(Listing)
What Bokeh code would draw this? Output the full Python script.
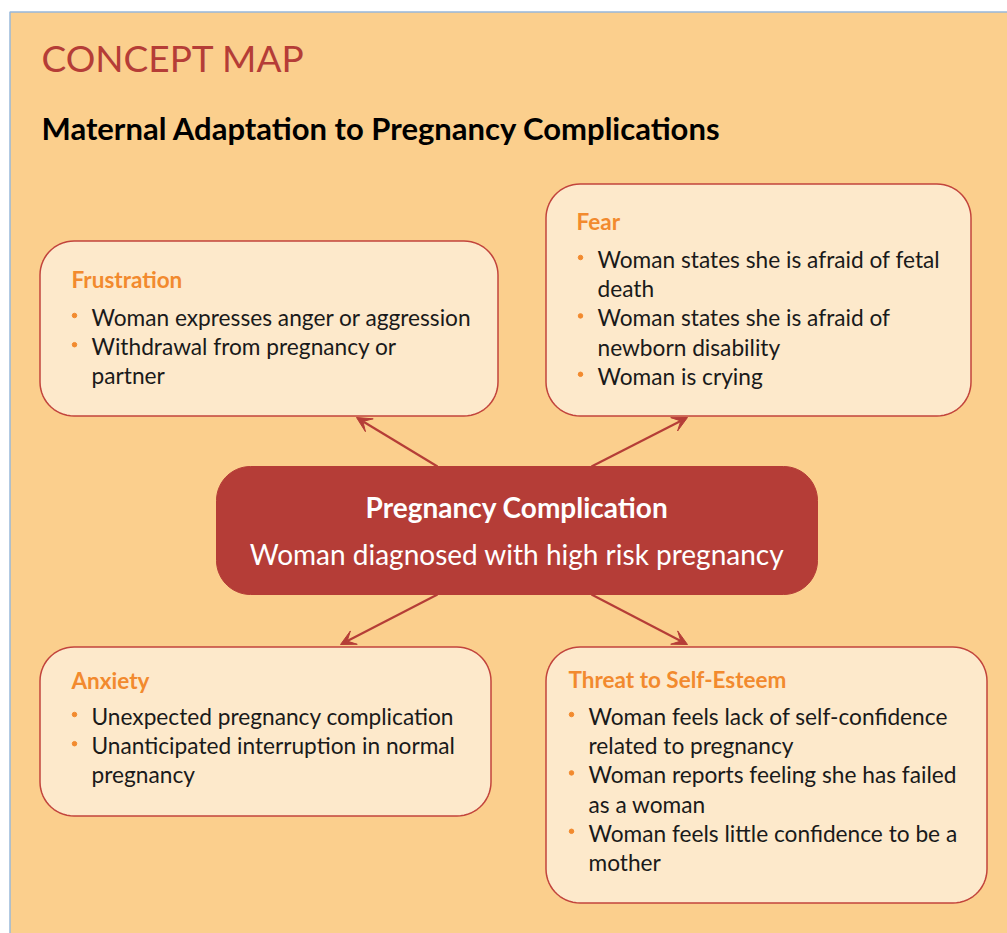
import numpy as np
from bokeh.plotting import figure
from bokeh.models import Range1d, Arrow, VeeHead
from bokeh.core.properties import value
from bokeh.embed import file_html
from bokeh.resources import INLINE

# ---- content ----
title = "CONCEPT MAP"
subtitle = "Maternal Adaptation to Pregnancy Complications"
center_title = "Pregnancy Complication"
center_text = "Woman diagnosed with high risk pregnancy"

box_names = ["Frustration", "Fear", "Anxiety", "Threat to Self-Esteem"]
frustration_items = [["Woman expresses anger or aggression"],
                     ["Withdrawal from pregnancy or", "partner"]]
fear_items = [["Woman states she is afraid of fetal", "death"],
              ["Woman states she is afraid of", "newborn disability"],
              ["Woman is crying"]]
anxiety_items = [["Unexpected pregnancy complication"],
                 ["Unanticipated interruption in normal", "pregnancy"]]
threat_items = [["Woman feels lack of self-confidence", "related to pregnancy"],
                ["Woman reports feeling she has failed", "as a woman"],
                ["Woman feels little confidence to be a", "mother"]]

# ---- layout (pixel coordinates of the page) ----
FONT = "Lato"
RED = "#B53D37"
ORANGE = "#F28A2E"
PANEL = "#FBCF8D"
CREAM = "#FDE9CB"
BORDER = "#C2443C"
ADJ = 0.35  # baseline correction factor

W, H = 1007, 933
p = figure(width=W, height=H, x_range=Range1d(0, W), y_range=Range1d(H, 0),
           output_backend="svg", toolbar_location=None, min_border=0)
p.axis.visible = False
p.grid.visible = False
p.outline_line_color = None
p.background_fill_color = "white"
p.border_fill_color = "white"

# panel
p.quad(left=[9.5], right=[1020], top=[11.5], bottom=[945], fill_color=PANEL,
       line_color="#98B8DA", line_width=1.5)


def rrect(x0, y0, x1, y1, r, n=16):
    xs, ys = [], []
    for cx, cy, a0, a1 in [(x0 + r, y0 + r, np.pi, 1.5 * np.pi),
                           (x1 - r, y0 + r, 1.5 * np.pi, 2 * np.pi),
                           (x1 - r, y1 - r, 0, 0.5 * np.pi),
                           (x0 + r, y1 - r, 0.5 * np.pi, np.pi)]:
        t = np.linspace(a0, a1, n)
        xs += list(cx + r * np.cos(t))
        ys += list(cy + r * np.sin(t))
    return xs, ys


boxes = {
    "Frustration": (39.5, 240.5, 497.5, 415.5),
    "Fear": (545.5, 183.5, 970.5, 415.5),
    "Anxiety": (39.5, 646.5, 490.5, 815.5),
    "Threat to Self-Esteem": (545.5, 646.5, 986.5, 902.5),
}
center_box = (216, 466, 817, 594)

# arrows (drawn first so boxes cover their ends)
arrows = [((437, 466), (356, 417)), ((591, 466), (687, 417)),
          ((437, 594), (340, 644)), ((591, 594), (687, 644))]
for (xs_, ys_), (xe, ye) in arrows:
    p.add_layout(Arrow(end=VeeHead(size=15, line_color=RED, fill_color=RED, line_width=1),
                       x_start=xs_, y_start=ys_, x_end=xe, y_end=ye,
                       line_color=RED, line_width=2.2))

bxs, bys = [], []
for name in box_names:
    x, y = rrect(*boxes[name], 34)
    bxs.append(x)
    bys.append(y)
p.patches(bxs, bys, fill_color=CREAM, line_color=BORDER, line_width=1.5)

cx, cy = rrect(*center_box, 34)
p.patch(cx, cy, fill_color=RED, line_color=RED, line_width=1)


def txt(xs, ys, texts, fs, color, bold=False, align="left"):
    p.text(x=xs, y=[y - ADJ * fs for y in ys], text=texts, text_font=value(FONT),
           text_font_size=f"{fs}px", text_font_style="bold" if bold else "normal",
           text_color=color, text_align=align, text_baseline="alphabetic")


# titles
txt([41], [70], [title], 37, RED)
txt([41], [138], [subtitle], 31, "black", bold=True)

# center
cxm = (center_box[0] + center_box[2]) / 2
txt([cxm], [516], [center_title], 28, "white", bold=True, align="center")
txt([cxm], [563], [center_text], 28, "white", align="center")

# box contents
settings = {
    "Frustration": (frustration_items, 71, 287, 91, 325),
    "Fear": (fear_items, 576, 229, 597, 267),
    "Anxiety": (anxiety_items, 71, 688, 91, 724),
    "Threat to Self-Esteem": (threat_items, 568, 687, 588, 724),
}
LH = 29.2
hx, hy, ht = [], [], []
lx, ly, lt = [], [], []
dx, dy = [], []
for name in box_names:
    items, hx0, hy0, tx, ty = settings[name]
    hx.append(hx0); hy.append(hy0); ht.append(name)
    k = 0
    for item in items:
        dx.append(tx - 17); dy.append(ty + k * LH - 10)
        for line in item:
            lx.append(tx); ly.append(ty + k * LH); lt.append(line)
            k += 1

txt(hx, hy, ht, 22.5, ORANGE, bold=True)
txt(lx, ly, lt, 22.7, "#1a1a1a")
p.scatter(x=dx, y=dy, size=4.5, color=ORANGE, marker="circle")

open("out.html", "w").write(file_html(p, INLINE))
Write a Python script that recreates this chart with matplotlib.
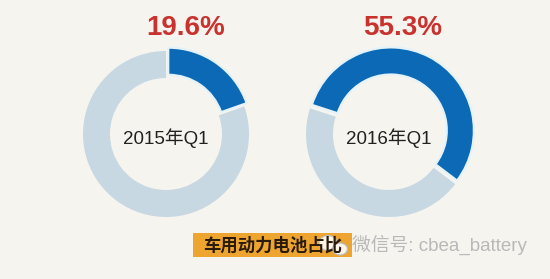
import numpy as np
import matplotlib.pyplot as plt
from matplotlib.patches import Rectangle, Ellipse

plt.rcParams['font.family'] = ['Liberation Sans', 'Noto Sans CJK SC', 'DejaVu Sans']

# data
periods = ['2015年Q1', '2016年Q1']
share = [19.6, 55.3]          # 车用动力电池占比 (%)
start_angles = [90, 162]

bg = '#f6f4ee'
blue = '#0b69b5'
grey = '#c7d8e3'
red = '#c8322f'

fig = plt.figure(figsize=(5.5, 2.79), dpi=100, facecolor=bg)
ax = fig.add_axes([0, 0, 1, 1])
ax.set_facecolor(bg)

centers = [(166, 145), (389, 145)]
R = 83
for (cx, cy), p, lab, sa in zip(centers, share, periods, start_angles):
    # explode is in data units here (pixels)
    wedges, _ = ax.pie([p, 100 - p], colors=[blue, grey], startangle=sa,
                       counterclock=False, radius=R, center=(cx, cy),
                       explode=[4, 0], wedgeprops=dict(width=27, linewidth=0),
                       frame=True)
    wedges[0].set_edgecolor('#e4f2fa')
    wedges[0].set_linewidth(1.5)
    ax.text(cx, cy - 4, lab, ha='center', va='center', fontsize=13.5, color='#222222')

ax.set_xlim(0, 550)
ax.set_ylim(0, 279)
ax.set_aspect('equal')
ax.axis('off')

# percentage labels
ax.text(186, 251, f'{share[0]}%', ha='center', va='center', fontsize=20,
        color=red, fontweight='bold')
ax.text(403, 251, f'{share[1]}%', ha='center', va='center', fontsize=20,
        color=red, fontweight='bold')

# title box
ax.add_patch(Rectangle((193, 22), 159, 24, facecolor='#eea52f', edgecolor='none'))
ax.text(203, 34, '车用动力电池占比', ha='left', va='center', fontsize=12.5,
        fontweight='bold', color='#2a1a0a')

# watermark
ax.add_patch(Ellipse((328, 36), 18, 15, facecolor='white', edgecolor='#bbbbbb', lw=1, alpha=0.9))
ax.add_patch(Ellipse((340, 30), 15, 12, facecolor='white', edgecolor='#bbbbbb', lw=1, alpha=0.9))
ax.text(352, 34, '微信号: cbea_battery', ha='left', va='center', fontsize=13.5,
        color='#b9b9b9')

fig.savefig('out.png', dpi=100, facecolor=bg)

(Exercise instructions) Copy each line in full and exactly, omitting any picture.

(Exercise result)
What Bokeh code would draw this? Output the full Python script.
import numpy as np
from bokeh.plotting import figure
from bokeh.models import Range1d, Arrow, VeeHead
from bokeh.core.properties import value
from bokeh.embed import file_html
from bokeh.resources import INLINE

# ---- content ----
title = "CONCEPT MAP"
subtitle = "Maternal Adaptation to Pregnancy Complications"
center_title = "Pregnancy Complication"
center_text = "Woman diagnosed with high risk pregnancy"

box_names = ["Frustration", "Fear", "Anxiety", "Threat to Self-Esteem"]
frustration_items = [["Woman expresses anger or aggression"],
                     ["Withdrawal from pregnancy or", "partner"]]
fear_items = [["Woman states she is afraid of fetal", "death"],
              ["Woman states she is afraid of", "newborn disability"],
              ["Woman is crying"]]
anxiety_items = [["Unexpected pregnancy complication"],
                 ["Unanticipated interruption in normal", "pregnancy"]]
threat_items = [["Woman feels lack of self-confidence", "related to pregnancy"],
                ["Woman reports feeling she has failed", "as a woman"],
                ["Woman feels little confidence to be a", "mother"]]

# ---- layout (pixel coordinates of the page) ----
FONT = "Lato"
RED = "#B53D37"
ORANGE = "#F28A2E"
PANEL = "#FBCF8D"
CREAM = "#FDE9CB"
BORDER = "#C2443C"
ADJ = 0.35  # baseline correction factor

W, H = 1007, 933
p = figure(width=W, height=H, x_range=Range1d(0, W), y_range=Range1d(H, 0),
           output_backend="svg", toolbar_location=None, min_border=0)
p.axis.visible = False
p.grid.visible = False
p.outline_line_color = None
p.background_fill_color = "white"
p.border_fill_color = "white"

# panel
p.quad(left=[9.5], right=[1020], top=[11.5], bottom=[945], fill_color=PANEL,
       line_color="#98B8DA", line_width=1.5)


def rrect(x0, y0, x1, y1, r, n=16):
    xs, ys = [], []
    for cx, cy, a0, a1 in [(x0 + r, y0 + r, np.pi, 1.5 * np.pi),
                           (x1 - r, y0 + r, 1.5 * np.pi, 2 * np.pi),
                           (x1 - r, y1 - r, 0, 0.5 * np.pi),
                           (x0 + r, y1 - r, 0.5 * np.pi, np.pi)]:
        t = np.linspace(a0, a1, n)
        xs += list(cx + r * np.cos(t))
        ys += list(cy + r * np.sin(t))
    return xs, ys


boxes = {
    "Frustration": (39.5, 240.5, 497.5, 415.5),
    "Fear": (545.5, 183.5, 970.5, 415.5),
    "Anxiety": (39.5, 646.5, 490.5, 815.5),
    "Threat to Self-Esteem": (545.5, 646.5, 986.5, 902.5),
}
center_box = (216, 466, 817, 594)

# arrows (drawn first so boxes cover their ends)
arrows = [((437, 466), (356, 417)), ((591, 466), (687, 417)),
          ((437, 594), (340, 644)), ((591, 594), (687, 644))]
for (xs_, ys_), (xe, ye) in arrows:
    p.add_layout(Arrow(end=VeeHead(size=15, line_color=RED, fill_color=RED, line_width=1),
                       x_start=xs_, y_start=ys_, x_end=xe, y_end=ye,
                       line_color=RED, line_width=2.2))

bxs, bys = [], []
for name in box_names:
    x, y = rrect(*boxes[name], 34)
    bxs.append(x)
    bys.append(y)
p.patches(bxs, bys, fill_color=CREAM, line_color=BORDER, line_width=1.5)

cx, cy = rrect(*center_box, 34)
p.patch(cx, cy, fill_color=RED, line_color=RED, line_width=1)


def txt(xs, ys, texts, fs, color, bold=False, align="left"):
    p.text(x=xs, y=[y - ADJ * fs for y in ys], text=texts, text_font=value(FONT),
           text_font_size=f"{fs}px", text_font_style="bold" if bold else "normal",
           text_color=color, text_align=align, text_baseline="alphabetic")


# titles
txt([41], [70], [title], 37, RED)
txt([41], [138], [subtitle], 31, "black", bold=True)

# center
cxm = (center_box[0] + center_box[2]) / 2
txt([cxm], [516], [center_title], 28, "white", bold=True, align="center")
txt([cxm], [563], [center_text], 28, "white", align="center")

# box contents
settings = {
    "Frustration": (frustration_items, 71, 287, 91, 325),
    "Fear": (fear_items, 576, 229, 597, 267),
    "Anxiety": (anxiety_items, 71, 688, 91, 724),
    "Threat to Self-Esteem": (threat_items, 568, 687, 588, 724),
}
LH = 29.2
hx, hy, ht = [], [], []
lx, ly, lt = [], [], []
dx, dy = [], []
for name in box_names:
    items, hx0, hy0, tx, ty = settings[name]
    hx.append(hx0); hy.append(hy0); ht.append(name)
    k = 0
    for item in items:
        dx.append(tx - 17); dy.append(ty + k * LH - 10)
        for line in item:
            lx.append(tx); ly.append(ty + k * LH); lt.append(line)
            k += 1

txt(hx, hy, ht, 22.5, ORANGE, bold=True)
txt(lx, ly, lt, 22.7, "#1a1a1a")
p.scatter(x=dx, y=dy, size=4.5, color=ORANGE, marker="circle")

open("out.html", "w").write(file_html(p, INLINE))
Write a Python script that recreates this chart with matplotlib.
import numpy as np
import matplotlib.pyplot as plt
from matplotlib.patches import Rectangle, Ellipse

plt.rcParams['font.family'] = ['Liberation Sans', 'Noto Sans CJK SC', 'DejaVu Sans']

# data
periods = ['2015年Q1', '2016年Q1']
share = [19.6, 55.3]          # 车用动力电池占比 (%)
start_angles = [90, 162]

bg = '#f6f4ee'
blue = '#0b69b5'
grey = '#c7d8e3'
red = '#c8322f'

fig = plt.figure(figsize=(5.5, 2.79), dpi=100, facecolor=bg)
ax = fig.add_axes([0, 0, 1, 1])
ax.set_facecolor(bg)

centers = [(166, 145), (389, 145)]
R = 83
for (cx, cy), p, lab, sa in zip(centers, share, periods, start_angles):
    # explode is in data units here (pixels)
    wedges, _ = ax.pie([p, 100 - p], colors=[blue, grey], startangle=sa,
                       counterclock=False, radius=R, center=(cx, cy),
                       explode=[4, 0], wedgeprops=dict(width=27, linewidth=0),
                       frame=True)
    wedges[0].set_edgecolor('#e4f2fa')
    wedges[0].set_linewidth(1.5)
    ax.text(cx, cy - 4, lab, ha='center', va='center', fontsize=13.5, color='#222222')

ax.set_xlim(0, 550)
ax.set_ylim(0, 279)
ax.set_aspect('equal')
ax.axis('off')

# percentage labels
ax.text(186, 251, f'{share[0]}%', ha='center', va='center', fontsize=20,
        color=red, fontweight='bold')
ax.text(403, 251, f'{share[1]}%', ha='center', va='center', fontsize=20,
        color=red, fontweight='bold')

# title box
ax.add_patch(Rectangle((193, 22), 159, 24, facecolor='#eea52f', edgecolor='none'))
ax.text(203, 34, '车用动力电池占比', ha='left', va='center', fontsize=12.5,
        fontweight='bold', color='#2a1a0a')

# watermark
ax.add_patch(Ellipse((328, 36), 18, 15, facecolor='white', edgecolor='#bbbbbb', lw=1, alpha=0.9))
ax.add_patch(Ellipse((340, 30), 15, 12, facecolor='white', edgecolor='#bbbbbb', lw=1, alpha=0.9))
ax.text(352, 34, '微信号: cbea_battery', ha='left', va='center', fontsize=13.5,
        color='#b9b9b9')

fig.savefig('out.png', dpi=100, facecolor=bg)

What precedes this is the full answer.